Drupal scalability, Part 2

This is a follow up to a writeup I did last year. Read the previous article about Drupal scalability for the back story. In five months nearly nothing has changed in the production environment at work. What has changed is my understanding of disk performance, as it relates to databases, and the power of higher level caching.

I couple months ago I spent many hours looking at disk stats in Linux with the iostat utility. How many writes per second can a three disk RAID 5 array do? About the same as a single disk. As previously suspected, RAID 1 is used when there's two disks and RAID 5 otherwise, like in the datbase servers.

So how to we get more IOPS? There are really only two ways and they both cost money. A bigger RAID cache only works until it fills up, and sometimes when that happens everything stops while the cache is flushed out to disks, which brings us to option two. Get more disks. Company politics being what they are we still don't have a Gigabit network, we still don't have any more disks, and we're still serving NFS from the database server. Oh, and we're launching another website next week. What's a lowly developer to do?

Drupal and Memcached

Down my original list to #4, Squid has too great a learning curve to tackle in a day, so I decided to try out the Drupal Memcache module. The required PHP Memcache library from PECL and Memcached itself take a little bit of sysadmin time to install, but it's fairly easy. The problem is most of the websites on these servers are members only sites. That means we can't utilize Drupal page caching because nobody is anonymous. On the other hand this new website is a small all anonymous traffic site. The results are simply staggering.

Most relatively healthy Drupal sites seem to serve pages in 300-600ms. With Memcache and Drupal page caching enabled our response time dropped from 500ms to 50ms (local testing excluded network delays). Not only that but we can serve 10-15 times the number of concurrent requests and the response time only rises to 500ms.

Content Delivery Networks

Response time isn't everything.
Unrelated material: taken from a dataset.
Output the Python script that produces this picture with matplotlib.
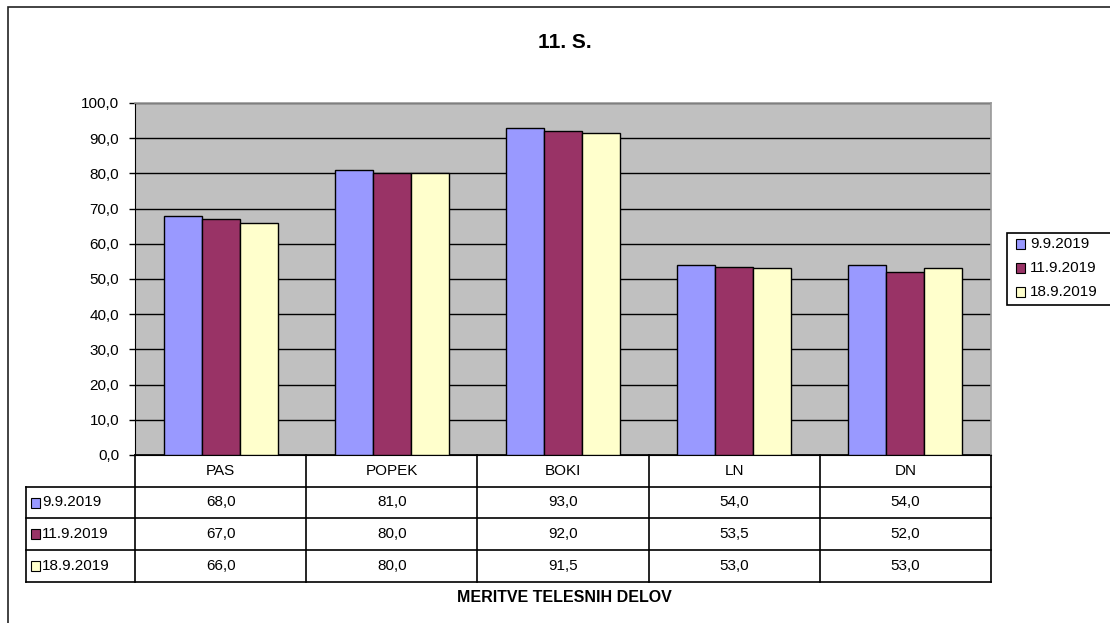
import matplotlib
matplotlib.use("Agg")
import matplotlib.pyplot as plt
from matplotlib.patches import Rectangle
from matplotlib.lines import Line2D
import matplotlib.transforms as mtransforms

plt.rcParams['font.family'] = ['Liberation Sans', 'DejaVu Sans']

title = "11. S."
xlabel = "MERITVE TELESNIH DELOV"
categories = ["PAS", "POPEK", "BOKI", "LN", "DN"]
series_names = ["9.9.2019", "11.9.2019", "18.9.2019"]
s1 = [68.0, 81.0, 93.0, 54.0, 54.0]
s2 = [67.0, 80.0, 92.0, 53.5, 52.0]
s3 = [66.0, 80.0, 91.5, 53.0, 53.0]
series = [s1, s2, s3]
colors = ["#9999FF", "#993366", "#FFFFCC"]
yticks = [0, 10, 20, 30, 40, 50, 60, 70, 80, 90, 100]

FS = 11
W, H = 1110, 623
fig = plt.figure(figsize=(W / 100, H / 100), dpi=100)
fig.patch.set_facecolor("white")

def fx(px):
    return px / W

def fy(py):
    return 1 - py / H

# outer chart border
fig.patches.append(Rectangle((fx(8), fy(700)), 1200 / W, 693 / H, transform=fig.transFigure,
                             fill=False, edgecolor="#222222", linewidth=1.2, clip_on=False))

L, R, T, B = 135, 991, 103, 455
ax = fig.add_axes([fx(L), fy(B), (R - L) / W, (B - T) / H])
ax.set_facecolor("#C0C0C0")

n = len(categories)
bw = 0.222
for i, (vals, c) in enumerate(zip(series, colors)):
    xs = [k + (i - 1) * bw for k in range(n)]
    ax.bar(xs, vals, width=bw, color=c, edgecolor="black", linewidth=1.0, zorder=3)

ax.set_xlim(-0.5, n - 0.5)
ax.set_ylim(0, 100)
ax.set_yticks(yticks)
ax.set_yticklabels([f"{v:.1f}".replace(".", ",") for v in yticks], fontsize=FS)
ax.yaxis.grid(True, color="black", linewidth=1.0, zorder=1)
ax.set_axisbelow(True)
ax.set_xticks([])
ax.tick_params(axis="y", length=4.5, width=1, color="black", pad=7)
for s in ["top", "right"]:
    ax.spines[s].set_color("#999999")
    ax.spines[s].set_linewidth(1.2)
ax.spines["left"].set_color("black")
ax.spines["bottom"].set_color("black")

# data table below the axes
trans = mtransforms.blended_transform_factory(ax.transData, ax.transAxes)
ph = B - T
def ay(px):
    return -(px - B) / ph

rows_px = [B, 487, 518, 550, 582]
unit = (R - L) / n
xl = -0.5 - (L - 26) / unit
lw = 1.2
ax.add_line(Line2D([-0.5, n - 0.5], [ay(B), ay(B)], transform=trans, color="black", lw=lw, clip_on=False))
for py in rows_px[1:]:
    ax.add_line(Line2D([xl, n - 0.5], [ay(py), ay(py)], transform=trans, color="black", lw=lw, clip_on=False))
for k in range(n + 1):
    ax.add_line(Line2D([k - 0.5, k - 0.5], [ay(B), ay(582)], transform=trans, color="black", lw=lw, clip_on=False))
ax.add_line(Line2D([xl, xl], [ay(487), ay(582)], transform=trans, color="black", lw=lw, clip_on=False))

for k, cat in enumerate(categories):
    ax.text(k, ay((B + 487) / 2), cat, transform=trans, ha="center", va="center", fontsize=FS, clip_on=False)

for i, (name, vals, c) in enumerate(zip(series_names, series, colors)):
    yc = ay((rows_px[i + 1] + rows_px[i + 2]) / 2)
    mx = xl + 5 / unit
    ax.add_patch(Rectangle((mx, yc - 5 / ph), 9 / unit, 10 / ph, transform=trans,
                           facecolor=c, edgecolor="black", lw=0.8, clip_on=False))
    ax.text(xl + 16 / unit, yc, name, transform=trans, ha="left", va="center", fontsize=FS, clip_on=False)
    for k, v in enumerate(vals):
        ax.text(k, yc, f"{v:.1f}".replace(".", ","), transform=trans, ha="center", va="center",
                fontsize=FS, clip_on=False)

# x label
fig.text(fx(564), fy(597), xlabel, ha="center", va="center", fontsize=11.5, fontweight="bold")

# title
fig.text(fx(565), fy(42), title, ha="center", va="center", fontsize=15, fontweight="bold")

# legend (box runs off the right edge as in the reference)
fig.patches.append(Rectangle((fx(1007), fy(305)), 300 / W, 72 / H, transform=fig.transFigure,
                             facecolor="white", edgecolor="black", linewidth=1.2, clip_on=False))
for i, (name, c) in enumerate(zip(series_names, colors)):
    yc = 244 + 24 * i
    fig.patches.append(Rectangle((fx(1016), fy(yc + 5)), 9 / W, 10 / H, transform=fig.transFigure,
                                 facecolor=c, edgecolor="black", linewidth=0.8))
    fig.text(fx(1030), fy(yc), name, ha="left", va="center", fontsize=FS)

fig.savefig("out.png", dpi=100)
Pull out tools like YSlow and Page Speed and you'll see that a user's browser spends a lot of time downloading resources to display a web page. Using a Content Delivery Network (CDN) can help, sometimes significantly. Our little trick is to modify the site theme to prefix Javascript and CSS references with the CDN base url, which is setup for Origin Pull from the site. Since the CSS background images are relative URLs, those images are also served from the CDN. For those who have the luxury of Origin Pull, it's an extremely simple method to get some benefit from their CDN.

By using Memcached, Drupal page caching, CSS and Javascript aggregation served from a CDN we're able to serve a super-fast site from already overloaded servers. This new web site is Yoga with Rodney Yee. We even managed to score an A in YSlow!

For all the other non-anonymous sites the problems remain. The saga continues...